— Data section —
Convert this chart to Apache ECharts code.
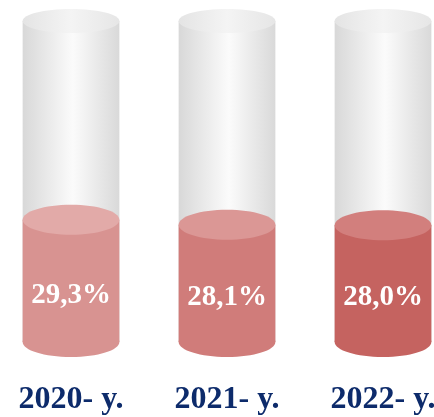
<!DOCTYPE html>
<html>
<head>
<meta charset="utf-8">
<script src="https://cdn.jsdelivr.net/npm/echarts@6/dist/echarts.min.js"></script>
<style>html,body{margin:0;padding:0;background:#fff;}#c{width:434px;height:417px;}</style>
</head>
<body>
<div id="c"></div>
<script>
const categories = ['2020- y.', '2021- y.', '2022- y.'];
const shares = [29.3, 28.1, 28.0];
const valueLabels = ['29,3%', '28,1%', '28,0%'];
const axisMax = 77;
const bodyColors = ['#D89391', '#D07C7A', '#C56360'];
const topColors = ['#E2AAA8', '#DB9795', '#D27F7D'];

const chart = echarts.init(document.getElementById('c'), null, {renderer: 'canvas'});

function cylinder(params, api, isTrack) {
  const idx = params.dataIndex;
  const x = api.value(0);
  const v = api.value(1);
  const top = api.coord([x, v]);
  const base = api.coord([x, 0]);
  const w = api.size([1, 0])[0] * 0.62;
  const cx = top[0];
  const rx = w / 2;
  const children = [];
  if (isTrack) {
    const ry = 12;
    const grad = new echarts.graphic.LinearGradient(0, 0, 1, 0, [
      {offset: 0, color: '#D8D8D8'},
      {offset: 0.52, color: '#FBFBFB'},
      {offset: 1, color: '#D9D9D9'}
    ]);
    children.push({type: 'rect', shape: {x: cx - rx, y: top[1], width: w, height: base[1] - top[1]}, style: {fill: grad}});
    children.push({type: 'ellipse', shape: {cx: cx, cy: top[1], rx: rx, ry: ry}, style: {fill: new echarts.graphic.LinearGradient(0, 0, 1, 0, [
      {offset: 0, color: '#E4E4E4'}, {offset: 0.5, color: '#F4F4F4'}, {offset: 1, color: '#E6E6E6'}])}});
  } else {
    const ry = 15;
    children.push({type: 'ellipse', shape: {cx: cx, cy: base[1], rx: rx, ry: ry}, style: {fill: bodyColors[idx]}});
    children.push({type: 'rect', shape: {x: cx - rx, y: top[1], width: w, height: base[1] - top[1]}, style: {fill: bodyColors[idx]}});
    children.push({type: 'ellipse', shape: {cx: cx, cy: top[1], rx: rx, ry: ry}, style: {fill: topColors[idx]}});
    const lp = api.coord([x, v * 0.38]);
    children.push({type: 'text', style: {text: valueLabels[idx], x: cx, y: lp[1], fill: '#FFFFFF', font: 'bold 29px "Liberation Serif", "Times New Roman", serif', align: 'center', verticalAlign: 'middle'}});
  }
  return {type: 'group', children: children};
}

chart.setOption({
  animation: false,
  grid: {left: -7, right: -27, top: 21, bottom: 75, outerBoundsMode: 'none', containLabel: false},
  xAxis: {
    type: 'category',
    data: categories,
    axisLine: {show: false},
    axisTick: {show: false},
    axisLabel: {
      margin: 42,
      color: '#0D2B6B',
      fontSize: 32,
      fontWeight: 'bold',
      fontFamily: '"Liberation Serif", "Times New Roman", serif'
    }
  },
  yAxis: {type: 'value', min: 0, max: axisMax, show: false, splitLine: {show: false}},
  series: [
    {
      type: 'custom',
      renderItem: (p, a) => cylinder(p, a, true),
      data: categories.map((c, i) => [i, axisMax]),
      encode: {x: 0, y: 1},
      z: 1
    },
    {
      type: 'custom',
      renderItem: (p, a) => cylinder(p, a, false),
      data: shares.map((v, i) => [i, v]),
      encode: {x: 0, y: 1},
      z: 2
    }
  ]
});
</script>
</body>
</html>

— Exercise directions —
Omit pictures; set down the rest of the material word for word.

— Finished answer —
Convert this chart to Apache ECharts code.
<!DOCTYPE html>
<html>
<head>
<meta charset="utf-8">
<script src="https://cdn.jsdelivr.net/npm/echarts@6/dist/echarts.min.js"></script>
<style>html,body{margin:0;padding:0;background:#fff;}#c{width:434px;height:417px;}</style>
</head>
<body>
<div id="c"></div>
<script>
const categories = ['2020- y.', '2021- y.', '2022- y.'];
const shares = [29.3, 28.1, 28.0];
const valueLabels = ['29,3%', '28,1%', '28,0%'];
const axisMax = 77;
const bodyColors = ['#D89391', '#D07C7A', '#C56360'];
const topColors = ['#E2AAA8', '#DB9795', '#D27F7D'];

const chart = echarts.init(document.getElementById('c'), null, {renderer: 'canvas'});

function cylinder(params, api, isTrack) {
  const idx = params.dataIndex;
  const x = api.value(0);
  const v = api.value(1);
  const top = api.coord([x, v]);
  const base = api.coord([x, 0]);
  const w = api.size([1, 0])[0] * 0.62;
  const cx = top[0];
  const rx = w / 2;
  const children = [];
  if (isTrack) {
    const ry = 12;
    const grad = new echarts.graphic.LinearGradient(0, 0, 1, 0, [
      {offset: 0, color: '#D8D8D8'},
      {offset: 0.52, color: '#FBFBFB'},
      {offset: 1, color: '#D9D9D9'}
    ]);
    children.push({type: 'rect', shape: {x: cx - rx, y: top[1], width: w, height: base[1] - top[1]}, style: {fill: grad}});
    children.push({type: 'ellipse', shape: {cx: cx, cy: top[1], rx: rx, ry: ry}, style: {fill: new echarts.graphic.LinearGradient(0, 0, 1, 0, [
      {offset: 0, color: '#E4E4E4'}, {offset: 0.5, color: '#F4F4F4'}, {offset: 1, color: '#E6E6E6'}])}});
  } else {
    const ry = 15;
    children.push({type: 'ellipse', shape: {cx: cx, cy: base[1], rx: rx, ry: ry}, style: {fill: bodyColors[idx]}});
    children.push({type: 'rect', shape: {x: cx - rx, y: top[1], width: w, height: base[1] - top[1]}, style: {fill: bodyColors[idx]}});
    children.push({type: 'ellipse', shape: {cx: cx, cy: top[1], rx: rx, ry: ry}, style: {fill: topColors[idx]}});
    const lp = api.coord([x, v * 0.38]);
    children.push({type: 'text', style: {text: valueLabels[idx], x: cx, y: lp[1], fill: '#FFFFFF', font: 'bold 29px "Liberation Serif", "Times New Roman", serif', align: 'center', verticalAlign: 'middle'}});
  }
  return {type: 'group', children: children};
}

chart.setOption({
  animation: false,
  grid: {left: -7, right: -27, top: 21, bottom: 75, outerBoundsMode: 'none', containLabel: false},
  xAxis: {
    type: 'category',
    data: categories,
    axisLine: {show: false},
    axisTick: {show: false},
    axisLabel: {
      margin: 42,
      color: '#0D2B6B',
      fontSize: 32,
      fontWeight: 'bold',
      fontFamily: '"Liberation Serif", "Times New Roman", serif'
    }
  },
  yAxis: {type: 'value', min: 0, max: axisMax, show: false, splitLine: {show: false}},
  series: [
    {
      type: 'custom',
      renderItem: (p, a) => cylinder(p, a, true),
      data: categories.map((c, i) => [i, axisMax]),
      encode: {x: 0, y: 1},
      z: 1
    },
    {
      type: 'custom',
      renderItem: (p, a) => cylinder(p, a, false),
      data: shares.map((v, i) => [i, v]),
      encode: {x: 0, y: 1},
      z: 2
    }
  ]
});
</script>
</body>
</html>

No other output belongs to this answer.